Have you found it difficult to get your work out there and read?
Yes and no. I’ve found different outlets that have been helpful, and I’ve run into obstacles such as friends of friends who are too polite to tell me they don’t care for my writing…and then a couple years later I find out from their former assistant who becomes an agent. In that instance she loved my writing and eagerly repped me, though we had little success as a team. I had one big-budget script optioned, only to see it fall apart when the financiers backed out. That was a sad day for all of us; even the costumer had begun designing the pirate costumes.
How did it feel when your script was shortlisted, then becoming a finalist, and then one of the winners?
It felt good. It’s always nice to be validated. I like my writing, but I’m too close to it to be objective, so it was thrilling when my screenplay made it all the way to the Top Five. The experience has actually opened up a new screenplay that I am beginning to outline; I hope to submit it to next year’s Shoreline Scripts competition.
How did you hear about Shore Scripts?
Probably on Withoutabox, though I’m not certain where I first heard of it two years ago. Last year another script I wrote, “My Father’s Dairy,” made it to the next-to-last round. I was determined to make it to the Top Five this year.

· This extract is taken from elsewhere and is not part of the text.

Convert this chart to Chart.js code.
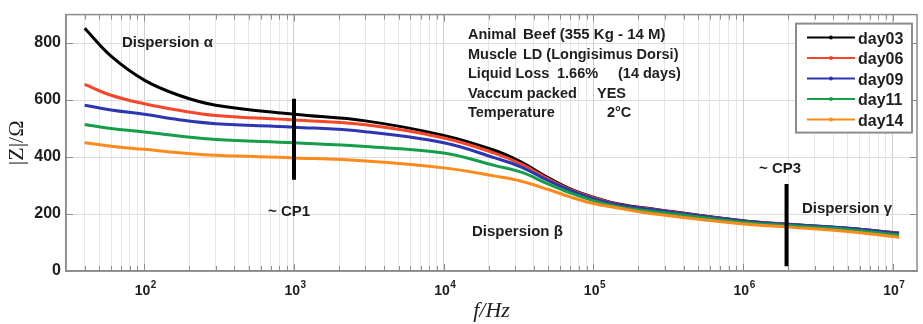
<!DOCTYPE html>
<html>
<head>
<meta charset="utf-8">
<script src="https://cdn.jsdelivr.net/npm/chart.js@4/dist/chart.umd.min.js"></script>
<style>
  html, body { margin: 0; padding: 0; background: #fff; }
</style>
</head>
<body>
<canvas id="zChart" width="923" height="324"></canvas>
<script>
const freqs = [40, 60, 100, 170, 300, 1000, 3000, 1e4, 2.2e4, 3.3e4, 5e4, 7e4, 1e5, 1.5e5, 2.5e5, 1e6, 2e6, 5e6, 1.1e7];

// |Z| in ohm for each day
const day03 = [852, 754, 670, 617, 582, 550, 527, 476, 423, 382, 327, 288, 259, 234, 218, 176, 164, 150, 133];
const day06 = [655, 617, 587, 564, 546, 530, 513, 467, 413, 375, 323, 286, 257, 232, 216, 175, 163, 149, 132];
const day09 = [582, 565, 550, 531, 517, 505, 489, 450, 397, 365, 317, 283, 254, 231, 215, 175, 163, 150, 131];
const day11 = [514, 500, 488, 474, 462, 450, 437, 414, 370, 347, 305, 274, 247, 225, 209, 171, 160, 146, 126];
const day14 = [450, 438, 427, 415, 406, 397, 386, 362, 333, 315, 286, 260, 237, 220, 201, 165, 154, 139, 118];

const seriesNames = ['day03', 'day06', 'day09', 'day11', 'day14'];
const seriesValues = [day03, day06, day09, day11, day14];
const seriesColors = ['#000000', '#f8462a', '#2b36b0', '#149e4a', '#ff8a1c'];

const yTicks = [0, 200, 400, 600, 800];
const xDecades = [2, 3, 4, 5, 6, 7];

// characteristic-point markers: frequency and |Z| span
const cp1 = { f: 1000, from: 320, to: 605 };
const cp3 = { f: 1.95e6, from: 17, to: 305 };

const X_MIN = 30, X_MAX = 1.45e7;

function buildXTicks() {
  const t = [];
  for (let e = 1; e <= 7; e++) {
    for (let m = 1; m <= 9; m++) {
      const v = m * Math.pow(10, e);
      if (v > X_MIN && v < X_MAX) t.push({ value: v, major: m === 1 });
    }
  }
  return t;
}

const textColor = '#1e1e1e';
const labelFont = 'bold 15px "Liberation Sans", Arial, sans-serif';
const infoFont = 'bold 14.5px "Liberation Sans", Arial, sans-serif';

// annotation text, canvas pixels (x = left edge, y = baseline)
const notes = [
  { t: 'Dispersion α', x: 122, y: 47 },
  { t: '~ CP1', x: 268, y: 216 },
  { t: 'Dispersion β', x: 472, y: 236 },
  { t: '~ CP3', x: 759, y: 173 },
  { t: 'Dispersion γ', x: 802, y: 213 }
];
const info = [
  { t: 'Animal', x: 468, y: 39 }, { t: 'Beef (355 Kg - 14 M)', x: 523, y: 39, f: labelFont },
  { t: 'Muscle', x: 468, y: 59 }, { t: 'LD (Longisimus Dorsi)', x: 523, y: 59 },
  { t: 'Liquid Loss', x: 468, y: 78 }, { t: '1.66%', x: 557, y: 78 }, { t: '(14 days)', x: 618, y: 78 },
  { t: 'Vaccum packed', x: 468, y: 98 }, { t: 'YES', x: 597, y: 98 },
  { t: 'Temperature', x: 468, y: 117 }, { t: '2°C', x: 607, y: 117 }
];

const overlay = {
  id: 'overlay',
  afterDraw(chart) {
    const { ctx, chartArea: a, scales: { x, y } } = chart;
    ctx.save();

    // frame
    ctx.strokeStyle = '#8c8c8c';
    ctx.lineWidth = 1.5;
    ctx.strokeRect(a.left, a.top, a.right - a.left, a.bottom - a.top);

    // inward tick marks
    ctx.lineWidth = 1;
    ctx.beginPath();
    x.ticks.forEach(t => {
      const px = Math.round(x.getPixelForValue(t.value)) + 0.5;
      const len = t.major ? 7 : 5;
      ctx.moveTo(px, a.bottom); ctx.lineTo(px, a.bottom - len);
      ctx.moveTo(px, a.top); ctx.lineTo(px, a.top + len);
    });
    y.ticks.forEach(t => {
      const py = Math.round(y.getPixelForValue(t.value)) + 0.5;
      ctx.moveTo(a.left, py); ctx.lineTo(a.left + 7, py);
      ctx.moveTo(a.right, py); ctx.lineTo(a.right - 7, py);
    });
    ctx.stroke();

    // x tick labels 10^n
    ctx.fillStyle = textColor;
    ctx.textBaseline = 'alphabetic';
    ctx.textAlign = 'left';
    xDecades.forEach(e => {
      const px = x.getPixelForValue(Math.pow(10, e));
      ctx.font = 'bold 14px "Liberation Sans", Arial, sans-serif';
      const w1 = ctx.measureText('10').width;
      ctx.font = 'bold 10px "Liberation Sans", Arial, sans-serif';
      const w2 = ctx.measureText(String(e)).width;
      const start = px - (w1 + w2) / 2 + 1;
      ctx.font = 'bold 14px "Liberation Sans", Arial, sans-serif';
      ctx.fillText('10', start, 295);
      ctx.font = 'bold 10px "Liberation Sans", Arial, sans-serif';
      ctx.fillText(String(e), start + w1 + 0.5, 288);
    });

    // notes
    ctx.font = labelFont;
    notes.forEach(n => ctx.fillText(n.t, n.x, n.y));
    info.forEach(n => {
      ctx.font = n.f || infoFont;
      ctx.fillText(n.t, n.x, n.y);
    });

    // legend
    const bx = a.right - 121, by = a.top + 9, bw = 116, bh = 109;
    ctx.fillStyle = '#fff';
    ctx.fillRect(bx, by, bw, bh);
    ctx.strokeStyle = '#8c8c8c';
    ctx.lineWidth = 2;
    ctx.strokeRect(bx, by, bw, bh);
    ctx.font = 'bold 16px "Liberation Sans", Arial, sans-serif';
    seriesNames.forEach((name, i) => {
      const cy = by + 14 + i * 20.5;
      ctx.strokeStyle = seriesColors[i];
      ctx.lineWidth = 2;
      ctx.beginPath();
      ctx.moveTo(bx + 11, cy); ctx.lineTo(bx + 59, cy);
      ctx.stroke();
      ctx.fillStyle = seriesColors[i];
      ctx.beginPath();
      ctx.arc(bx + 35, cy, 2, 0, Math.PI * 2);
      ctx.fill();
      ctx.fillStyle = textColor;
      ctx.fillText(name, bx + 62, cy + 6);
    });

    ctx.restore();
  }
};

const datasets = seriesNames.map((name, i) => ({
  label: name,
  data: freqs.map((f, j) => ({ x: f, y: seriesValues[i][j] })),
  borderColor: seriesColors[i],
  borderWidth: 3,
  pointRadius: 0,
  tension: 0.4,
  order: 5 - i
}));

[cp1, cp3].forEach(cp => {
  datasets.push({
    label: '',
    data: [{ x: cp.f, y: cp.from }, { x: cp.f, y: cp.to }],
    borderColor: '#000',
    borderWidth: 4,
    borderCapStyle: 'butt',
    pointRadius: 0,
    tension: 0,
    order: -1
  });
});

new Chart(document.getElementById('zChart'), {
  type: 'line',
  data: { datasets },
  options: {
    responsive: false,
    animation: false,
    layout: { padding: { top: 7, right: 6, left: 0, bottom: 0 } },
    plugins: { legend: { display: false }, tooltip: { enabled: false } },
    scales: {
      x: {
        type: 'logarithmic',
        min: X_MIN,
        max: X_MAX,
        afterBuildTicks: s => { s.ticks = buildXTicks(); },
        afterFit: s => { s.height = 53; },
        ticks: { display: false, autoSkip: false },
        grid: {
          color: c => (c.tick && c.tick.major) ? '#d0d0d0' : '#e6e6e6',
          drawTicks: false
        },
        border: { color: '#8c8c8c', width: 1.5 },
        title: {
          display: true,
          text: 'f/Hz',
          color: textColor,
          font: { family: '"Liberation Serif", serif', size: 22, style: 'italic' },
          padding: { top: 3, bottom: 0 }
        }
      },
      y: {
        min: 0,
        max: 900,
        afterBuildTicks: s => { s.ticks = yTicks.map(v => ({ value: v })); },
        afterFit: s => { s.width = 66; },
        ticks: {
          color: textColor,
          padding: 5,
          font: { family: '"Liberation Sans", Arial, sans-serif', size: 16, weight: 'bold' }
        },
        grid: { color: '#dcdcdc', drawTicks: false },
        border: { color: '#8c8c8c', width: 1.5 },
        title: {
          display: true,
          text: '|Z|/Ω',
          color: textColor,
          font: { family: '"Liberation Serif", serif', size: 22 },
          padding: { top: 4, bottom: 0 }
        }
      }
    }
  },
  plugins: [overlay]
});
</script>
</body>
</html>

What goals do you have for this script and your future career?
I’d love to see this script filmed, but realistically, I’m not sure it will happen since it’s a bigger budget, especially if it’s filmed in Nunavut, Canada, where the majority of it is set. Otherwise, I hope that this level of success will help me in chatting with producers who may like my writing style and want me to pen something in collaboration with them, or want to see something else I’ve written. In the meantime, I’ll keep writing and working with my university students and with the teens I mentor; one of my teens and I wrote a historical comedy stage play that we’re hoping to see produced locally next February on the 100th anniversary of the historical figure’s death. Eventually, if I get well enough, I’d like to produce my own feature film; I’ve produced short films, and that would be the logical next step in my career.